If you speak Vietnamese and are in the Northern California area, you might have noticed a proliferation of legal advice columns and radio talk shows. These programs usually involve questions from the public followed by general legal advice from a professional.

These legal advice spots, whether in Vietnamese or otherwise, can be a good way for lawyers to raise their profile, advertise their practice, and establish themselves as an expert in the public eye. Of course, there are plenty of risks to be aware of as well.

Attorney-Client Relationships

Before you start pitching a weekly column or morning show to your local newspaper and radio, take a minute to consider the risks such free advice can have. First, there's the chance of inadvertently forming an attorney-client relationship

For example, imagine a woman calling a radio show. She explains that her new husband is a foreign citizen, that she just got her U.S. citizenship, and asks whether he can move to the United States with her. Answer generally about immigration law and marriage and you may be fine. Get too specific and suddenly your caller might claim that you're her lawyer -- after she's broken immigration law.

"Practicing" Outside Your Jurisdiction

There are also risks regarding jurisdiction. You should know just how far your words will reach before you say or write them. Even if a radio program or newspaper column is specific to an area, it may have a national or global reach if it's broadcast or reprinted over the Internet. Get too specific in your advice and you could be accused of practicing law without a license, even if you were barred in the jurisdiction where the advice was first given.
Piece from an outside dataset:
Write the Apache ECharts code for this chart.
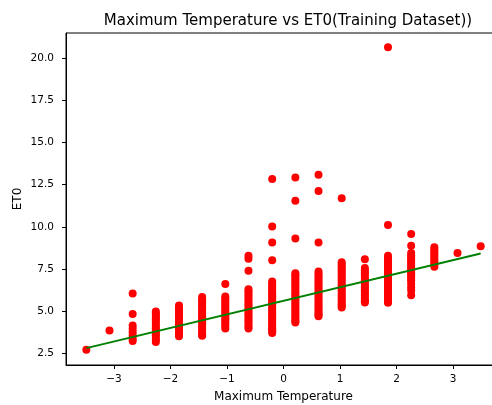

Advertising and Confidentiality

Then there are issues involving advertising and confidentiality. If your advice relates directly or obviously to your availability for representation, then make sure that it complies with the rules governing attorney advertising. Similarly, avoid discussing current or past representation -- generality is the key.

Taking simple precautions can alleviate these risks. The concerns with radio or newspaper advice are largely similar to those with attorney blogging and social media use. A little caution and care can help you get your voice out there, while also covering your behind.